Less Risk Averse Banks Turned Blind Eye To Hyped Valuation

Citywire, a well respected financial website, this week published an article outlining the difficulties faced by buy to let investors in the present climate. 

They covered a lot of ground that we have discussed before but it is interesting to see the views of people who are not as close to the issue as some of us obviously are. 

The report confirmed the fact that a lot of people had come into the landlord game very reluctantly when they were unable to sell their properties. It also looked at the fact that this quickly led to an oversupply of rental properties and increased void periods for a lot of landlords. It points out that the number of people attempting to get into the property business is falling for the first time in some years and puts that down to bad publicity about the state of  the rental market at the moment, and also the fact that banks have become far more risk adverse. 

The report suggests that banks were willing to turn a blind eye to over-hyped valuation in a less risk adverse recent past but now are increasingly pessimistic when evaluating a properties worth. This is driving a lot of new buyers away. Along with the fact that very few banks now accept less than a 15 percent deposit and some are asking as much as fifty percent on buy to let, the report concludes that the market should be a lot less crowded in the near future. 

This probably sounds like a very good thing to a lot of established landlords.

National Registration Fee Still Causing Outrage

We have talked on here before about the new scheme the government have dreamt up which involves landlords joining a national register and paying £50 for the privilege, ostensibly to cover administration costs. 

Whether you agree with the aims of the national body or not, being forced to join one feels is a little dictatorial and to be forced to pay for it as well just adds insult to injury. 

Landlord Assist is concerned with this fee being the straw to break the camels back on top of all the other fees associated with setting up to become a landlord. I tend to be of the opinion that if you are going to be put off by an extra £50 then perhaps you do not have enough financial flexibility to be considering entering into the property game. But I also feel this is not the point.  

In my opinion you cannot make joining a club compulsory and then force reluctant joiners to pay for it as well. I feel my opinion on the matter is unlikely to make any difference as the government has already set a precedent on this type of thing. Teachers were not long ago forced to join a national registering body and still pay around £50 pound a year to be a member of something many disagree with. 

I feel that the national registry for landlords and the fee associated with it are probably inevitable but it will not stop me voicing the fact that I am opposed to it as a matter of principle.
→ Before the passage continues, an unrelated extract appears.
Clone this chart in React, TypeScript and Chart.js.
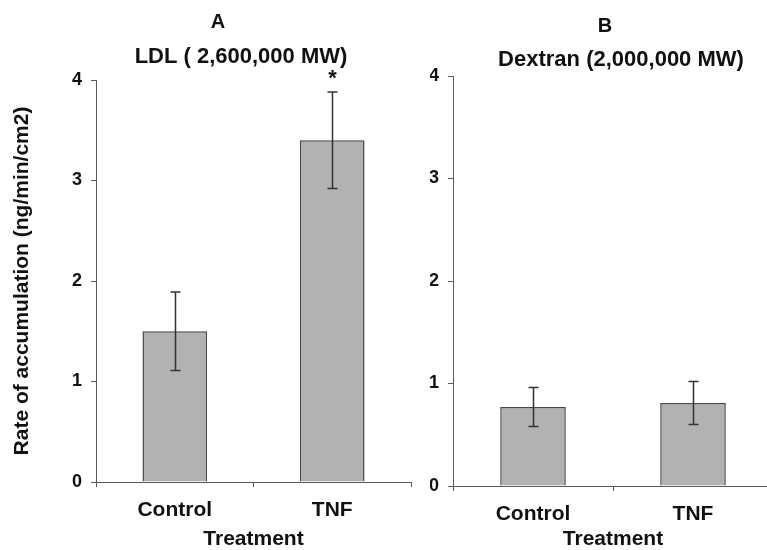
import React, { useEffect, useRef } from "react";
import { Chart, registerables } from "chart.js";

Chart.register(...registerables);

const categories = ["Control", "TNF"];
const ldlMeans = [1.5, 3.4];
const ldlErrors = [0.39, 0.48];
const dextranMeans = [0.77, 0.81];
const dextranErrors = [0.19, 0.21];
const ldlStars = [false, true];
const dextranStars = [false, false];
const yMin = 0;
const yMax = 4;
const yStep = 1;
const panelLetters = ["A", "B"];
const panelTitles = ["LDL ( 2,600,000 MW)", "Dextran (2,000,000 MW)"];
const yAxisTitle = "Rate of accumulation (ng/min/cm2)";
const xAxisTitle = "Treatment";

const FAMILY = '"Liberation Sans", Arial, Helvetica, sans-serif';
const TEXT = "#111111";
const AXIS = "#5a5a5a";

const errorBarPlugin = {
  id: "errorBars",
  afterDatasetsDraw(chart: any, _args: any, opts: any) {
    const { ctx } = chart;
    const y = chart.scales.y;
    const meta = chart.getDatasetMeta(0);
    const means: number[] = chart.data.datasets[0].data;
    const errs: number[] = opts.errors || [];
    const stars: boolean[] = opts.stars || [];
    ctx.save();
    ctx.strokeStyle = "#333333";
    ctx.lineWidth = 1.5;
    const cap = 5;
    meta.data.forEach((bar: any, i: number) => {
      const x = Math.round(bar.x) + 0.5;
      const yt = y.getPixelForValue(means[i] + errs[i]);
      const yb = y.getPixelForValue(means[i] - errs[i]);
      ctx.beginPath();
      ctx.moveTo(x, yt);
      ctx.lineTo(x, yb);
      ctx.moveTo(x - cap, yt);
      ctx.lineTo(x + cap, yt);
      ctx.moveTo(x - cap, yb);
      ctx.lineTo(x + cap, yb);
      ctx.stroke();
      if (stars[i]) {
        ctx.fillStyle = TEXT;
        ctx.font = `bold 22px ${FAMILY}`;
        ctx.textAlign = "center";
        ctx.textBaseline = "alphabetic";
        ctx.fillText("*", x, yt - 7);
      }
    });
    ctx.restore();
  },
};

const panelTitlePlugin = {
  id: "panelTitles",
  afterDraw(chart: any, _args: any, opts: any) {
    const { ctx, chartArea } = chart;
    ctx.save();
    ctx.fillStyle = TEXT;
    ctx.textAlign = "center";
    ctx.textBaseline = "alphabetic";
    ctx.font = `bold 20px ${FAMILY}`;
    ctx.fillText(opts.letter, chartArea.left + opts.letterDx, opts.letterY);
    ctx.font = `bold 22px ${FAMILY}`;
    ctx.fillText(opts.title, chartArea.left + opts.titleDx, opts.titleY);
    ctx.restore();
  },
};

type PanelProps = {
  left: number;
  width: number;
  means: number[];
  errors: number[];
  stars: boolean[];
  letter: string;
  title: string;
  showYTitle: boolean;
  yAxisWidth: number;
  padTop: number;
  padRight: number;
  xAxisHeight: number;
  letterDx: number;
  letterY: number;
  titleDx: number;
  titleY: number;
};

function Panel(p: PanelProps) {
  const ref = useRef<HTMLCanvasElement | null>(null);
  useEffect(() => {
    if (!ref.current) return;
    const chart = new Chart(ref.current, {
      type: "bar",
      data: {
        labels: categories,
        datasets: [
          {
            data: p.means,
            backgroundColor: "#b2b2b2",
            borderColor: "#484848",
            borderWidth: 1.5,
            categoryPercentage: 1,
            barPercentage: 0.41,
          },
        ],
      },
      plugins: [errorBarPlugin, panelTitlePlugin],
      options: {
        responsive: false,
        animation: false,
        devicePixelRatio: 1,
        layout: { padding: { top: p.padTop, right: p.padRight, left: 0, bottom: 0 } },
        plugins: {
          legend: { display: false },
          tooltip: { enabled: false },
          title: { display: false },
          errorBars: { errors: p.errors, stars: p.stars },
          panelTitles: {
            letter: p.letter,
            title: p.title,
            letterDx: p.letterDx,
            letterY: p.letterY,
            titleDx: p.titleDx,
            titleY: p.titleY,
          },
        } as any,
        scales: {
          x: {
            type: "category",
            offset: true,
            grid: {
              offset: true,
              drawOnChartArea: false,
              drawTicks: true,
              tickLength: 5,
              color: AXIS,
            },
            border: { display: true, color: AXIS, width: 1 },
            ticks: {
              color: TEXT,
              padding: 11,
              font: { family: FAMILY, size: 21, weight: "bold" },
            },
            title: {
              display: true,
              text: xAxisTitle,
              color: TEXT,
              padding: { top: 0, bottom: 0 },
              font: { family: FAMILY, size: 21, weight: "bold", lineHeight: 1 },
            },
            afterFit: (scale: any) => {
              scale.height = p.xAxisHeight;
            },
          },
          y: {
            min: yMin,
            max: yMax,
            grid: {
              drawOnChartArea: false,
              drawTicks: true,
              tickLength: 5,
              color: AXIS,
            },
            border: { display: true, color: AXIS, width: 1 },
            ticks: {
              stepSize: yStep,
              color: TEXT,
              padding: 9,
              font: { family: FAMILY, size: 18, weight: "bold" },
            },
            title: {
              display: p.showYTitle,
              text: yAxisTitle,
              color: TEXT,
              padding: { top: 12, bottom: 0 },
              font: { family: FAMILY, size: 21, weight: "bold", lineHeight: 1 },
            },
            afterFit: (scale: any) => {
              scale.width = p.yAxisWidth;
            },
          },
        },
      } as any,
    });
    return () => chart.destroy();
  }, []);
  return (
    <canvas
      ref={ref}
      width={p.width}
      height={550}
      style={{ position: "absolute", left: p.left, top: 0, width: p.width, height: 550 }}
    />
  );
}

export default function App() {
  return (
    <div
      style={{
        position: "fixed",
        left: 0,
        top: 0,
        width: 767,
        height: 550,
        overflow: "hidden",
        background: "#ffffff",
      }}
    >
      <Panel
        left={0}
        width={440}
        means={ldlMeans}
        errors={ldlErrors}
        stars={ldlStars}
        letter={panelLetters[0]}
        title={panelTitles[0]}
        showYTitle={true}
        yAxisWidth={96}
        padTop={80}
        padRight={29}
        xAxisHeight={68}
        letterDx={122}
        letterY={28}
        titleDx={145}
        titleY={63}
      />
      <Panel
        left={430}
        width={350}
        means={dextranMeans}
        errors={dextranErrors}
        stars={dextranStars}
        letter={panelLetters[1]}
        title={panelTitles[1]}
        showYTitle={false}
        yAxisWidth={23}
        padTop={76}
        padRight={7}
        xAxisHeight={64}
        letterDx={152}
        letterY={32}
        titleDx={168}
        titleY={66}
      />
    </div>
  );
}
Tenants To Be Protected In Repossession

Housing minister Margaret Beckett has recently announced a proposed change to the law governing tenants rights in the event of a property being repossessed by a lender.

The change would insure that any tenant is guaranteed two months notice if they are to be required to leave their home. On the face of it this seems to be a fair and just change and indeed, most would consider it common sense. As the website www.landlordexpert.co.uk points out, though, things are rarely as simple as they look.

One complication with this situation is the number of landlords who have bought houses on a residential mortgage even though they are actually renting it out. In that case, it is unlikely that the lender is even aware of the existence of a tenant.  Most lenders are happy to honour the tenancy of a property if the tenant has been prompt with payment of rent and stuck by all other important obligations, but it can still put the lender in a difficult position. There is a very fine line to tread here between protecting the rights of the tenant but also protecting the interests of the lender.  The government is expected to consult on these proposals over the summer and legislation should be in place by by 2010.

Buy To Let Market Stabilising

Last week The Telegraph printed a very heartening article in which it indicated that there are signs the buy to let market may actually be stabilising. As its proof it revealed the fact that in May the average price of renting a property in the UK remained the same for the first time in nine months.

That average cost is, apparently, £819 per month. And for the first time since August 2008 it did not fall in May.

Another good sign according to The Telegraph is the fact that the number of properties actually being put onto the market eased in May. There was a rise of only 2.7 percent in this area in May compared with a huge 14.5 in May last year.

This easing in the rate at which available properties are rising will hopefully start to see the reversal of some of the negative aspect of an oversupply. With any luck we could soon see a decline in the void periods currently being suffered by a lot of landlords, which would be a huge relief for many.

It is also possible we are not far from a time when landlords can feel a bit safer in demanding a reasonable price for the rent of their properties. The increased competition recently has led to a dramatic fall in the rent some landlords are able to ask for, with disastrous results for their bottom line.

Let’s hope all this does start coming true as The Telegraph seems to be indicating it will.